The Caveman’s Valentine is everything that I expected in the form of craziness and oddness, but it failed in my eyes in the directing department and the overall writing of the story. 2 Stars
Rating: 2 / 5
The Caveman’s Valentine


Having consistently enjoyed Samuel L. Jackson in his wide variety of acting roles, I truly expected great things from this movie. I’m sorry to say that I was incredibly disappointed. This film tried to give the impression that it was saying a great deal, when in reality it said nothing. Its overuse of intensely graphic imagery simply tried to hide a very weak story. It struck me as a movie that would win raves at a film festival or a film school, drawing descriptions such as “how deep!” or “it’s multi-layered” from people who felt that this was the right thing to say. Unfortunately, I’m neither a film student nor was I at a festival. I simply wanted to enjoy a movie. My biggest regret is not giving up hope on the movie. I kept convincing myself that I should stick with it because there had to be a satisfying ending. There wasn’t. This movie, unfortunately, feels very long and to me was a total disappointment. If your idea of a good time is a few hours of super-artsy fluff, then this is the perfect movie.

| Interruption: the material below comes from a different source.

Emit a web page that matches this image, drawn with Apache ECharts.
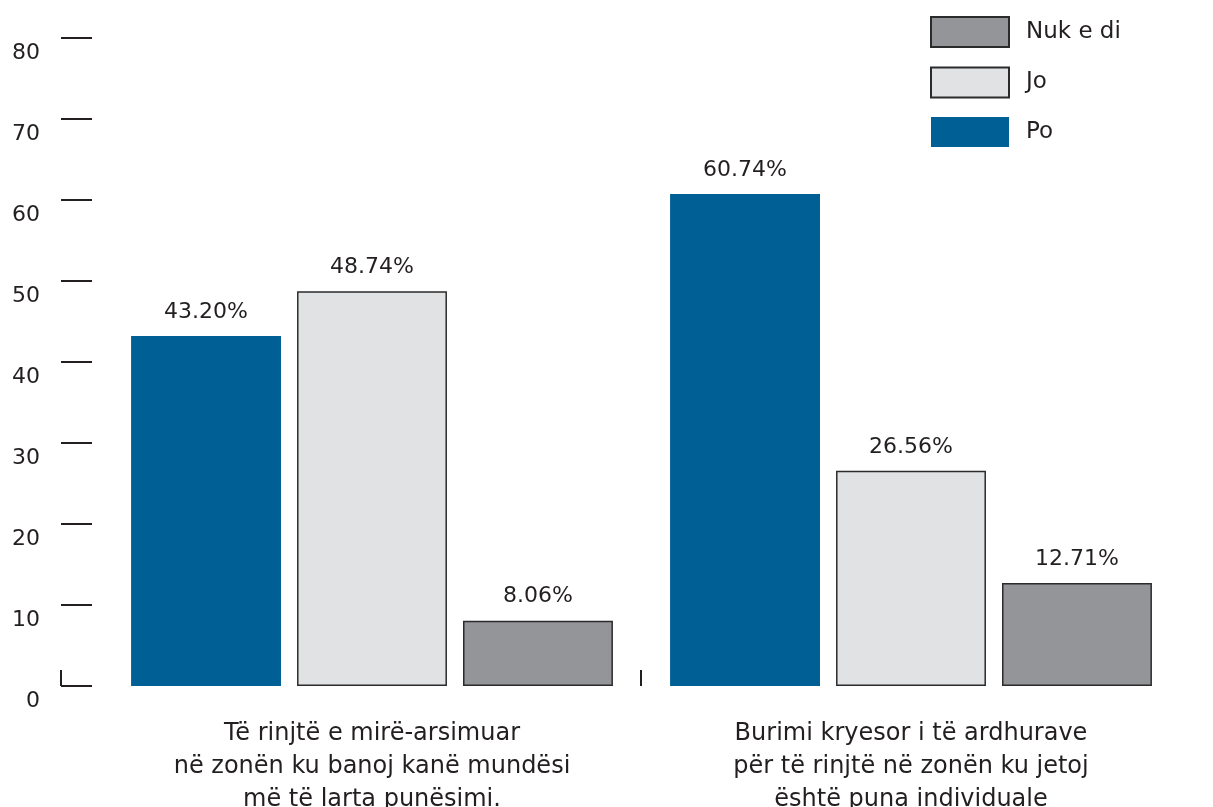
<!DOCTYPE html>
<html>
<head>
<meta charset="utf-8">
<script src="https://cdn.jsdelivr.net/npm/echarts@6/dist/echarts.min.js"></script>
<style>
html,body{margin:0;padding:0;background:#fff;}
#chart{width:1213px;height:807px;}
</style>
</head>
<body>
<div id="chart"></div>
<script>
const categories = [
  'Të rinjtë e mirë-arsimuar\nnë zonën ku banoj kanë mundësi\nmë të larta punësimi.',
  'Burimi kryesor i të ardhurave\npër të rinjtë në zonën ku jetoj\nështë puna individuale'
];
const seriesNames = ['Po', 'Jo', 'Nuk e di'];
const poValues = [43.20, 60.74];
const joValues = [48.74, 26.56];
const nukValues = [8.06, 12.71];
const yTicks = [0, 10, 20, 30, 40, 50, 60, 70, 80];
const boundaryTicks = [0, 1];

const FONT = '"DejaVu Sans"';
const TXT = '#231f20';
const colors = { 'Po': '#006096', 'Jo': '#e1e2e4', 'Nuk e di': '#939598' };
const borders = { 'Po': 0, 'Jo': 1.5, 'Nuk e di': 1.5 };
const valueSets = { 'Po': poValues, 'Jo': joValues, 'Nuk e di': nukValues };

const chart = echarts.init(document.getElementById('chart'), null, { renderer: 'canvas' });

const series = seriesNames.map(name => ({
  name: name,
  type: 'bar',
  xAxisIndex: 0,
  yAxisIndex: 0,
  barGap: '10.7%',
  barCategoryGap: '10.6%',
  data: valueSets[name],
  itemStyle: {
    color: colors[name],
    borderColor: '#2b2b2b',
    borderWidth: borders[name]
  },
  label: {
    show: true,
    position: 'top',
    distance: 13,
    fontFamily: FONT,
    fontSize: 22,
    color: TXT,
    formatter: p => p.value.toFixed(2) + '%'
  }
}));

// empty helper series on the second grid (category boundary ticks)
series.push({
  type: 'line',
  xAxisIndex: 1,
  yAxisIndex: 1,
  data: [],
  silent: true
});

chart.setOption({
  animation: false,
  backgroundColor: '#ffffff',
  textStyle: { fontFamily: FONT, color: TXT },
  legend: {
    orient: 'vertical',
    left: 930,
    top: 16,
    padding: 0,
    icon: 'rect',
    itemWidth: 78,
    itemHeight: 30,
    itemGap: 18.5,
    data: ['Nuk e di', 'Jo', 'Po'],
    textStyle: { fontFamily: FONT, fontSize: 23, color: TXT, padding: [4, 0, 0, 12] }
  },
  grid: [
    { left: 102.5, right: 32.5, top: 38, bottom: 121, containLabel: false, outerBoundsMode: 'none' },
    { left: 61, width: 870, top: 38, bottom: 121, containLabel: false, outerBoundsMode: 'none' }
  ],
  xAxis: [
    {
      type: 'category',
      gridIndex: 0,
      data: categories,
      axisLine: { show: false },
      axisTick: { show: false },
      axisLabel: {
        fontFamily: FONT,
        fontSize: 24,
        lineHeight: 33,
        color: TXT,
        margin: 31,
        interval: 0
      }
    },
    {
      type: 'value',
      gridIndex: 1,
      min: 0,
      max: 1.5,
      splitLine: { show: false },
      axisLine: { show: false },
      axisTick: { show: true, inside: true, length: 16, customValues: boundaryTicks, lineStyle: { color: TXT, width: 2 } },
      axisLabel: { show: false }
    }
  ],
  yAxis: [
    {
      type: 'value',
      gridIndex: 0,
      min: 0,
      max: 80,
      interval: 10,
      offset: 10.5,
      axisLine: { show: false },
      axisTick: { show: true, length: 31, lineStyle: { color: TXT, width: 2 } },
      splitLine: { show: false },
      axisLabel: {
        fontFamily: FONT,
        fontSize: 22,
        lineHeight: 30,
        color: TXT,
        margin: 52,
        align: 'right',
        verticalAlign: 'top',
        formatter: v => (yTicks.indexOf(v) >= 0 ? String(v) : '')
      }
    },
    {
      type: 'value',
      gridIndex: 1,
      min: 0,
      max: 80,
      show: false
    }
  ],
  series: series
});
</script>
</body>
</html>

I have a lot of respect for Mr. Jackson as an actor, but I think he made a mistake with this movie.
Rating: 1 / 5
The Caveman’s Valentine


This movie is so bad, so silly – it’s incoherent, the characters are barely 2 dimensional, the lead (caveman) alternates between cartoon lunacy & amateur sleuth, the plot must have come from a mail-order do-it-yourself writers school. I normally have enormous admiration for Samuel Jackson, but lord knows what got into him to make this bomb…
Rating: 1 / 5
The Caveman’s Valentine


Like most everyone who saw EVE’S BAYOU, I eagerly anticipated the arrival of Kasi Lemmon’s follow-up film. Unfortunately, very little of what made EB such a critical and commercial success is evident in CAVEMAN’S VALENTINE. Not even another winning performance by Samuel L Jackson could save this pretentious clunker of a film. The book on which this screenplay was based is ludicrious enough, yet it seems like Lemmons to go out of her way to make the unbelievable premise even more ridiculous. There was simply no motivation for schizophrenic Romulus to become a crime fighter and there is simply no dramatic pull to keep the audience interested. Nothing in this film is firmly grounded, giving the one dimesional characters no where to go. What a waste of time.
Rating: 2 / 5
The Caveman’s Valentine


After reading more than a handful of positive reviews, I decided to give this a shot. Though I tried to keep my expectations reasonable, I found myself wishing I’d taped the average 3am movie to watch instead.

I can see how this might have once been a brief and slight change of pace in a film festival or something (?-or is it just the average film festival wannabe thing-?), but it’s really not worth the time. The plot is ragged and completely lacks any tension, and Jackson gives one of the worst and most transparent and “unresearched” roles of his career. Truly cliche after cliche, from the supposed “drama” of C-grade music, to the weak presentations of supposed “mental illness”, to the hollow and totally unbelievable genius gone mad thing. Yeah, right.

Maybe something different if it’s ever on at 3am (and you don’t mind falling asleep and missing a feeble ending), but otherwise not worth the hassle.